The main cause of this dramatic DSL update will be a new chip technology called G.fast, and among those developing the home gear and network chips to enable the G.fast technology are major telecom industry giants like Broadcom, Sckipio and tech development laboratories like Alcatel-Lucent’s Bell Labs.
According to some of these players, we should see the G.fast technology being used in homes as of 2016.
In many of the world’s more industrialized countries, and in the U.S in particular, Cable TV wiring and in some cases fiber optic technology have replaced DSL as the main mediums for transmitting high-speed broadband connections. Companies like Google in the U.S.A and Virgin Media in the U.K have both been particular proponents of the use of fiber optic connectivity to develop connections that range between the hundreds of megabits and 1 gigabit+ in speed.
The result of these newer developments was that the older DSL has started being viewed as yesterday’s broadband technology given that its twisted copper wire design is more susceptible to interference from radio-frequency waves.
However, now that G.fast is being developed by the several companies mentioned above, the picture for DSL might change dramatically.
The upgrade to G.fast levels of connectivity will still be expensive but according to analysts, DSL still offers certain enormous benefits and cost savings for bringing truly high speed connectivity to developing markets in particular. In many of these countries, the major advantage of DSL upgrades lies in the fact that the networks themselves are already well developed: while much of the world doesn’t have extensive cable-TV networks in place and even less of a developed fiber-optic infrastructure, the Phone networks that make up DSL are quite widely used.

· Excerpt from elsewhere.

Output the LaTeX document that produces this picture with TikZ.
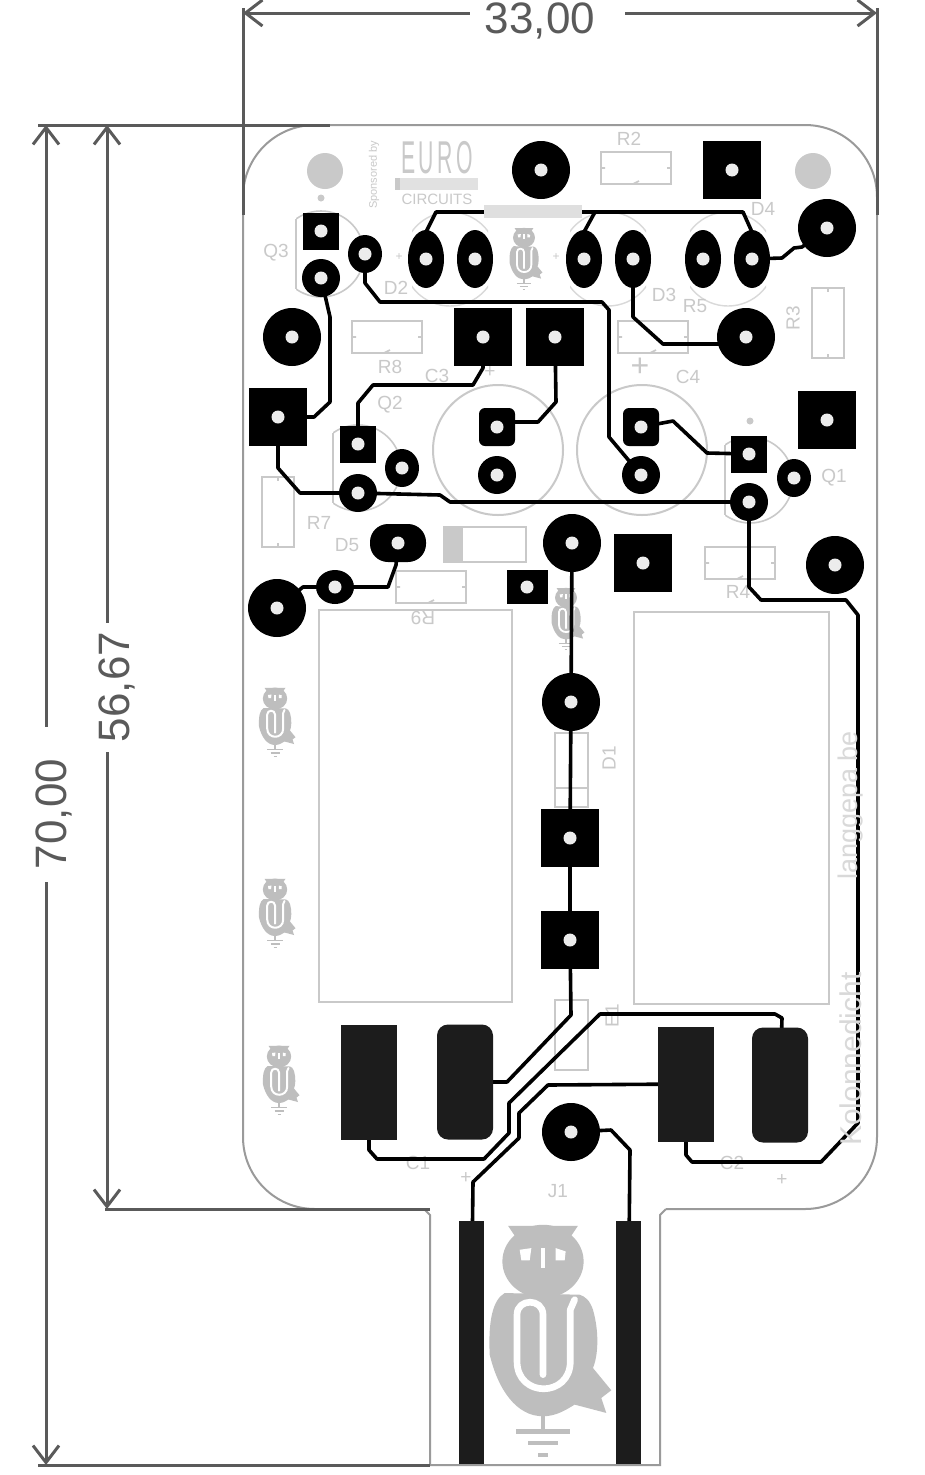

Globally there were still more than 420 million DSL subscribers as of 2013 according to analysts from research firm IHS. Both cable and Fiber are growing as well but the prevalence of DSL continues to be the broadest.
One of the developers of the new G.fast technology, Broadcom, unveiled its new DSL enhancing chips just a couple days ago at the Broadband World Forum. The company claims that its BCM65200/900 chips, as they’re known, offer “the most power efficient system solution for high-density G.vector DSLAMs as well as new G.fast-based fiber-to-the-distribution point architectures”. In other words, their chips make backward-compatibility of ultra-high-speed internet connectivity a possibility for existing VDSL and ADSL infrastructure.
Broadcom isn’t the only one developing the enormous new speeds that are expected of DLS connections by as early as 2016. Alcatel-Lucent’s Bell labs, Huawei and British Telecom are all also testing the technology.
Bell Labs in particular recently managed to “set a new broadband speed record” by creating a connection strength of a whopping 10 gigabits over traditional DSL lines. This incredible feat was achieved over a distance of only 30 meters but Alcatel-Lucent claims that 1 Gbps upload and download speeds over copper DSL may be possible in the real world very soon, particularly in situations where mainline fiber connections are used in conjunction with copper wires.
G.fast operates at higher frequencies than existing DSL technology and will work best over shorter distances that can be used as bridges between newly installed fiber mainline connections and homes or offices with older DSL lines running into them.
Most importantly, in the context of 4K Ultra HD content delivery, a new, easier means of accessing much larger broadband connections of 500Mbps or more will mean far broader consumer access to even the most data intensive 4K streaming services.